With Joe Biden on the cusp of winning the 2020 presidential election, Donald Trump would not be the first incumbent to lose re-election.

But Trump would be the first sitting president to fail to win re-election in nearly three decades should Biden, his Democratic challenger, be declared the victor.

The last time an incumbent president did not succeed in winning a second four-year term was when George H.W. Bush was defeated by Democrat Bill Clinton in 1992.

In addition to Bush, three other incumbent presidents have lost re-election in the last 100 years.

Democrat Jimmy Carter, the 39th president of the US, who served from 1977 to 1981, was defeated by Ronald Reagan in the 1980 election.

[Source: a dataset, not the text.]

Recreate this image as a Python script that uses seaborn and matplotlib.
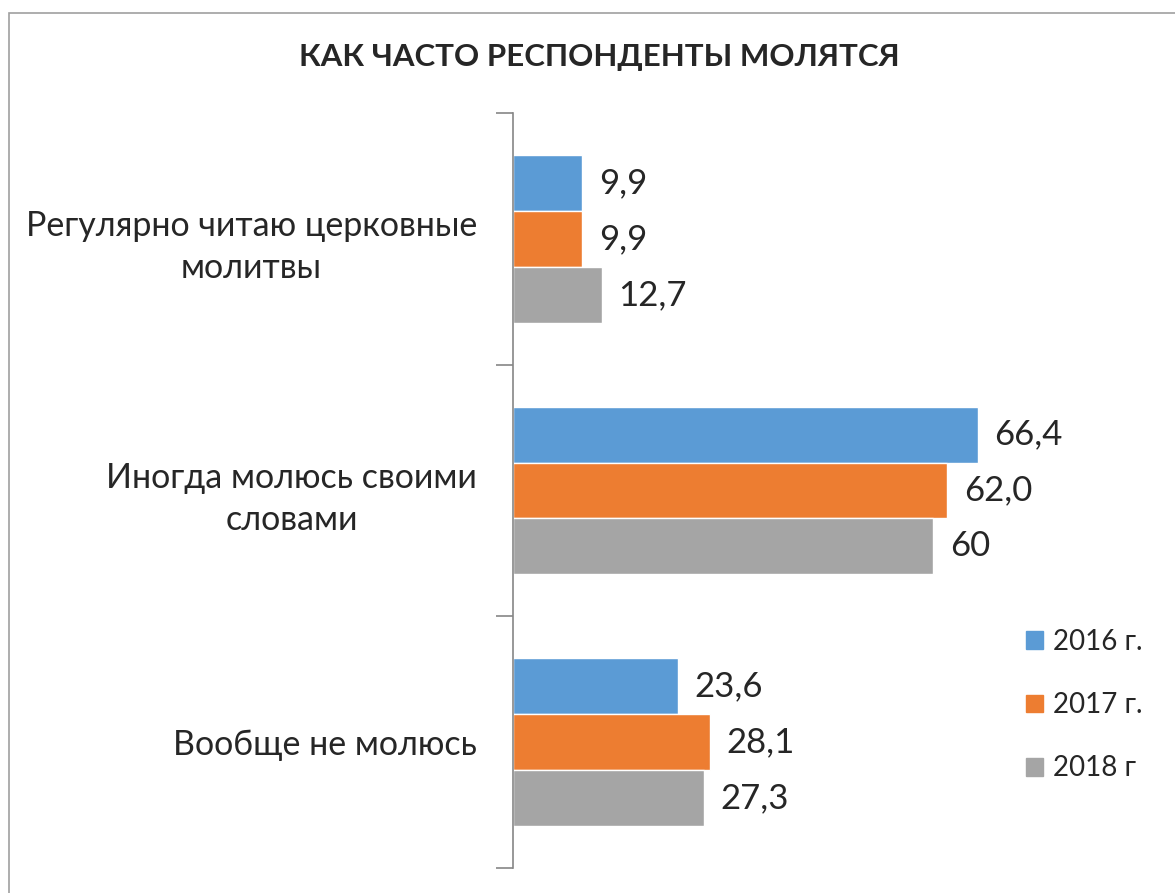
import pandas as pd
import matplotlib.pyplot as plt
import matplotlib.patches as mpatches
import seaborn as sns

# chart data
categories = ['Регулярно читаю церковные\nмолитвы', 'Иногда молюсь своими\nсловами', 'Вообще не молюсь']
years = ['2016 г.', '2017 г.', '2018 г']
values_2016 = [9.9, 66.4, 23.6]
values_2017 = [9.9, 62.0, 28.1]
values_2018 = [12.7, 60, 27.3]
value_labels_2016 = ['9,9', '66,4', '23,6']
value_labels_2017 = ['9,9', '62,0', '28,1']
value_labels_2018 = ['12,7', '60', '27,3']
colors = ['#5B9BD5', '#ED7D31', '#A5A5A5']

df = pd.DataFrame({
    'category': categories * 3,
    'year': [years[0]] * 3 + [years[1]] * 3 + [years[2]] * 3,
    'value': values_2016 + values_2017 + values_2018,
})
labels = [value_labels_2016, value_labels_2017, value_labels_2018]

sns.set_style('white')
plt.rcParams['font.family'] = ['Lato', 'DejaVu Sans']

fig = plt.figure(figsize=(11.75, 8.93), dpi=100)
ax = fig.add_axes([513 / 1175, 25 / 893, 560 / 1175, 755 / 893])

sns.barplot(data=df, y='category', x='value', hue='year', orient='h',
            palette=colors, width=2 / 3, gap=0, saturation=1,
            order=categories, hue_order=years, ax=ax, legend=False)

for cont, labs in zip(ax.containers, labels):
    ax.bar_label(cont, labels=labs, padding=12, fontsize=25)

ax.set_xlim(0, 80)
ax.set_ylim(2.5, -0.5)
ax.set_xlabel('')
ax.set_ylabel('')
ax.set_xticks([])
# group boundaries as major ticks, category names as minor ticks
ax.set_yticks([-0.5, 0.5, 1.5, 2.5], minor=False)
ax.set_yticklabels([])
ax.set_yticks([0, 1, 2], minor=True)
ax.set_yticklabels(categories, minor=True, fontsize=24.5, multialignment='center', linespacing=1.4)
ax.tick_params(axis='y', which='major', length=12, width=1.2, color='#868686', direction='out', left=True)
ax.tick_params(axis='y', which='minor', length=0, pad=26)
for s in ['top', 'right', 'bottom']:
    ax.spines[s].set_visible(False)
ax.spines['left'].set_color('#868686')
ax.spines['left'].set_linewidth(1.2)

fig.text(599 / 1175, 1 - 57 / 893, 'КАК ЧАСТО РЕСПОНДЕНТЫ МОЛЯТСЯ', ha='center', va='center',
         fontsize=22.5, fontweight='bold')

handles = [mpatches.Patch(color=c, label=y) for c, y in zip(colors, years)]
fig.legend(handles=handles, loc='upper left', bbox_to_anchor=(1026 / 1175, 1 - 629 / 893),
           frameon=False, fontsize=20, handlelength=0.61, handleheight=0.61,
           handletextpad=0.36, labelspacing=1.34, borderpad=0, borderaxespad=0)

# outer chart border
fig.patches.append(mpatches.Rectangle((9 / 1175, -0.1), 1.2, 1 - 13 / 893 + 0.1,
                                      transform=fig.transFigure, fill=False,
                                      edgecolor='#A0A0A0', linewidth=1.2))

fig.savefig('out.png', dpi=100)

The country’s 38th president, Republican Gerald Ford, lost to Carter in 1976.

Herbert Hoover, the nation’s 31st president, served between 1929 and 1933 and was defeated by Democrat Franklin Roosevelt in the 1932 election.

Roosevelt went on to serve three full terms, dying in office in 1945 in his fourth term, and remains the only president to have served more than two terms.

The United States’ 27th president, William Taft, served from 1909 to 1913 and lost his re-election campaign to Democrat Woodrow Wilson.

Other incumbent chief executives to lose re-election include Benjamin Harrison, the 23rd president; Martin Van Buren, the eighth president; John Quincy Adams, the sixth president; and his father, John Adams, the country’s second president.